The platform doesn't rewrite your voice or invent content. It helps you see your own material more clearly and organize it more effectively. That's the kind of assistance that matters when you're working with an archive.

Step 11: Revise for Voice and Flow

With your structure in place, read through your manuscript again. This time, focus on:

  • Consistency: Does your voice sound the same throughout, or do different pieces clash?
  • Pacing: Do chapters build on each other, or do they feel disconnected?
  • Clarity: Would a reader understand why you're moving from one idea to the next?

You might need to adjust the order of chapters, rewrite some transitions, or polish language to match your voice. But you're not rewriting the whole book. You're refining what you already have.

Step 12: Final Polish and Format

Once you're happy with the structure and flow, do a final pass for:

  • Grammar and typos
  • Formatting consistency (headings, lists, emphasis)
  • Chapter breaks and page breaks
  • Front matter (title page, table of contents, introduction)

Export your final manuscript in a clean format (DOCX with proper styles, or PDF). You now have a publishable book assembled entirely from your existing writing.

Why This Matters

Most writers believe they don't have a book because they don't have a finished manuscript. But that's wrong. You have a book if you have material, themes, and something to say. The manuscript is just the assembly job.

Turning a chaotic writing archive into a publishable book is entirely doable. It takes time, but it's mostly organizational work, not creative work. You've already done the hard part. You've already written the pieces. You just need to arrange them properly.

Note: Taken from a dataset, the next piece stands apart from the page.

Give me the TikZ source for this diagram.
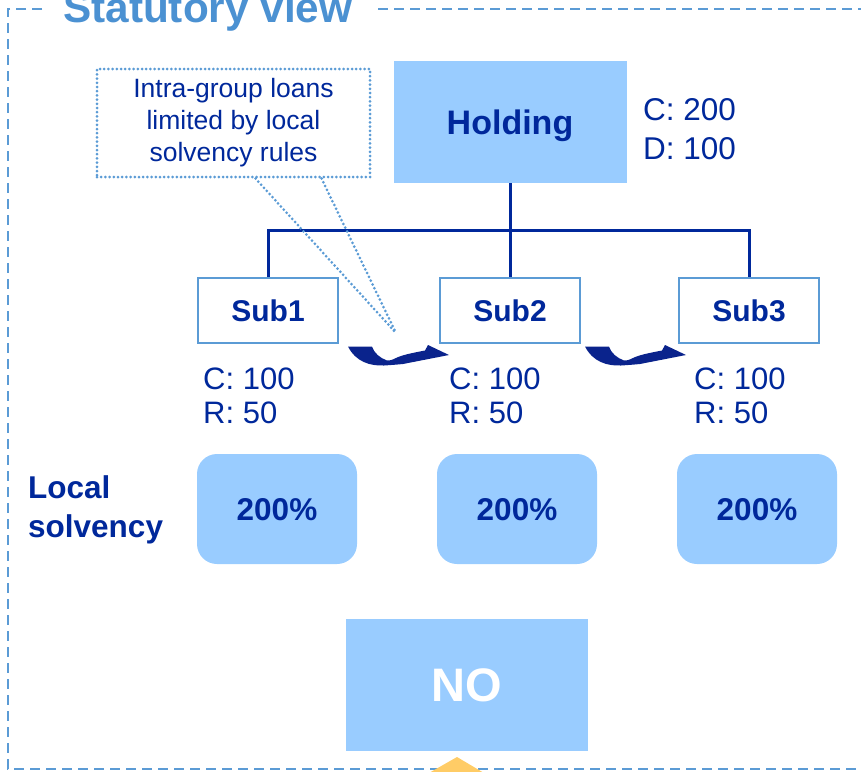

The process I've outlined here—audit, identify, sort, consolidate, outline, assemble, bridge, refine—works whether you have 10,000 words or 100,000 words of existing material. It works for memoirs, essay collections, theology, business books, and more.

If you've been sitting on a writing archive for years, wondering if you have a book in there somewhere, the answer is probably yes. You just need a systematic way to find it.